The Shifting Landscape of Strategic Intelligence: A Theoretical Review of Traditional Doctrine and Modern Challenges

T

Muneer Mohammad Saadeh

Abstract:

This article provides a theoretical analysis of the developing field of strategic intelligence in a corporate context. It considers the intellectual roots of competitive intelligence while examining the traditional intelligence cycle as an essentially linear process designed for the stability of a set market. The paper claims that corporate strategic intelligence is in a process of significant contextual change driven by the revolution in information systems that generate a tension between human-based analysis and machine-based processes. The emergence of Big Data, Open Source Intelligence (OSINT) and Social Media Intelligence (Socmint) is examined for both their potential to fill knowledge gaps and the methodological issues they create for a business strategy.
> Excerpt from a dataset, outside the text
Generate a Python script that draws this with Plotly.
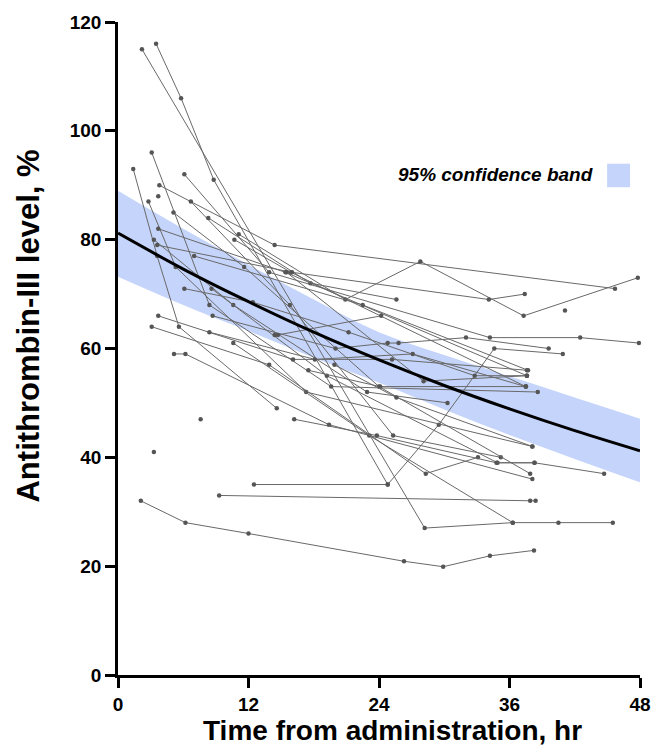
import plotly.graph_objects as go

# ---- data ----
# individual patient trajectories: times (hr) and antithrombin-III levels (%)
patient_times = [
    [2.2, 28.2, 36.3],
    [3.5, 5.8, 8.8, 24.8],
    [12.5, 24.8, 29.5, 34.6, 40.9],
    [1.4, 3.6, 5.6, 14.6],
    [3.1, 8.4, 19.6, 38.6],
    [6.1, 13.9, 34.2, 42.5, 47.9],
    [3.8, 14.4, 45.7],
    [3.7],
    [2.8, 5.3, 17.3, 38.1],
    [6.7, 15.8, 25.3, 35.2],
    [5.1, 11.6, 24.0, 37.9],
    [8.3, 17.7, 25.6],
    [10.7, 15.9, 37.5],
    [11.1, 20.9, 27.8, 37.3, 47.8],
    [3.7, 15.4, 37.6],
    [3.3, 10.6, 22.9, 30.3],
    [3.6, 16.0, 34.1, 37.4],
    [7.0, 22.5, 37.7],
    [6.1, 12.4, 21.2, 32.8, 37.6],
    [8.6, 19.2, 34.9, 38.3, 44.7],
    [3.7, 16.1, 25.2, 37.6],
    [8.7, 20.0, 24.8, 25.8, 32.0, 39.6],
    [3.1, 13.9, 28.3, 33.1],
    [8.4, 18.1, 27.1, 37.5],
    [10.6, 23.1, 36.3, 40.5, 45.5],
    [5.15, 6.2, 19.4, 38.1],
    [3.3],
    [7.6],
    [9.3, 37.9, 38.4],
    [2.1, 6.2, 12.0, 26.3, 29.9, 34.2, 38.25],
    [15.5, 28.1, 37.6],
    [17.5, 24.1, 37.5],
    [19.9, 25.6, 38.1],
    [16.2, 23.8, 34.8, 38.3],
    [14.4, 14.7, 24.2],
    [41.1],
]
patient_levels = [
    [115, 27, 28],
    [116, 106, 91, 35],
    [35, 35, 46, 60, 59],
    [93, 77, 64, 49],
    [96, 68, 53, 52],
    [92, 74, 62, 62, 61],
    [90, 79, 71],
    [88],
    [87, 75, 52, 42],
    [87, 68, 44, 40],
    [85, 75, 53, 37],
    [84, 72, 69],
    [80, 74, 53],
    [81, 69, 76, 66, 73],
    [82, 74, 55],
    [80, 68, 52, 50],
    [79, 74, 69, 70],
    [77, 68, 56],
    [71, 68.5, 63, 55, 55],
    [71, 55, 39, 39, 37],
    [66, 58, 58, 56],
    [66, 60, 61, 61, 62, 60],
    [64, 57, 37, 40],
    [63, 58, 59, 53],
    [61, 44, 28, 28, 28],
    [59, 59, 46, 36],
    [41],
    [47],
    [33, 32, 32],
    [32, 28, 26, 20.9, 19.9, 21.9, 22.9],
    [74, 54, 55],
    [56, 53, 53],
    [57, 51, 42],
    [47, 44, 39, 39],
    [62.5, 62.5, 66],
    [67],
]

# population fit and its 95% confidence band
fit_time = [0, 6, 12, 18, 24, 30, 36, 42, 48]
fit_level = [81.2, 74.6, 68.6, 63.0, 57.9, 53.2, 48.9, 44.9, 41.2]
band_upper = [89.0, 82.0, 75.4, 69.0, 63.0, 58.8, 54.9, 51.0, 47.1]
band_lower = [73.2, 68.0, 63.2, 58.3, 53.7, 48.8, 44.1, 39.7, 35.4]

x_ticks = [0, 12, 24, 36, 48]
y_ticks = [0, 20, 40, 60, 80, 100, 120]

BAND = "rgb(197,212,250)"
FONT = "Liberation Sans, Arial, sans-serif"

fig = go.Figure()

# confidence band
fig.add_trace(go.Scatter(x=fit_time, y=band_upper, mode="lines",
                         line=dict(width=0, shape="spline"), hoverinfo="skip",
                         showlegend=False))
fig.add_trace(go.Scatter(x=fit_time, y=band_lower, mode="lines",
                         line=dict(width=0, shape="spline"), fill="tonexty",
                         fillcolor=BAND, hoverinfo="skip", showlegend=False))

# patient trajectories
for ts, vs in zip(patient_times, patient_levels):
    fig.add_trace(go.Scatter(x=ts, y=vs, mode="lines+markers",
                             line=dict(color="rgb(105,105,105)", width=1),
                             marker=dict(color="rgb(85,85,85)", size=4.5),
                             showlegend=False, cliponaxis=False))

# fitted curve
fig.add_trace(go.Scatter(x=fit_time, y=fit_level, mode="lines",
                         line=dict(color="black", width=3, shape="spline"),
                         showlegend=False))

# legend (text left, swatch right as in the reference)
fig.add_annotation(xref="paper", yref="paper", x=0.914, y=0.766,
                   xanchor="right", yanchor="middle", showarrow=False,
                   text="<b><i>95% confidence band</i></b>",
                   font=dict(family=FONT, size=19, color="black"))
fig.add_shape(type="rect", xref="paper", yref="paper",
              x0=0.937, x1=0.981, y0=0.747, y1=0.783,
              fillcolor=BAND, line=dict(width=0))

# axis titles placed as in the reference
fig.add_annotation(xref="paper", yref="paper", x=-0.172, y=0.534,
                   xanchor="center", yanchor="middle", showarrow=False, textangle=-90,
                   text="<b>Antithrombin-III level, %</b>",
                   font=dict(family=FONT, size=31, color="black"))
fig.add_annotation(xref="paper", yref="paper", x=0.525, y=-0.085,
                   xanchor="center", yanchor="middle", showarrow=False,
                   text="<b>Time from administration, hr</b>",
                   font=dict(family=FONT, size=28, color="black"))

axis_common = dict(showgrid=False, zeroline=False, showline=True,
                   linecolor="black", linewidth=2.5, ticks="outside",
                   ticklen=10, tickwidth=2.5, tickcolor="black",
                   tickfont=dict(family=FONT, size=19, color="black", weight="bold"))

fig.update_xaxes(range=[0, 48], tickvals=x_ticks, **axis_common)
fig.update_yaxes(range=[0, 120], tickvals=y_ticks, **axis_common)

fig.update_layout(width=651, height=748, plot_bgcolor="white", paper_bgcolor="white",
                  margin=dict(l=118, r=11, t=22, b=73, autoexpand=False),
                  font=dict(family=FONT))

# remove the default 8px page margin so the figure fills the window exactly
fig.write_html("out.html", config={"displayModeBar": False},
               post_script="document.body.style.margin='0';document.body.style.overflow='hidden';")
Moving forward with the call for corporate intelligence, alternatives to simple induction from Karl Popper’s philosophy of true science i.e., false science, are discussed as methods that widen the training blind spots. In conclusion, the article introduces a synthesized framework for a contemporary corporate intelligence strategy, in which Big Data analytics becomes a subtext, traditional market knowledge is context, and game theory becomes the metatext. This three-prong approach creates a pathway for the complexity faced by the corporation in a contemporary competitive landscape.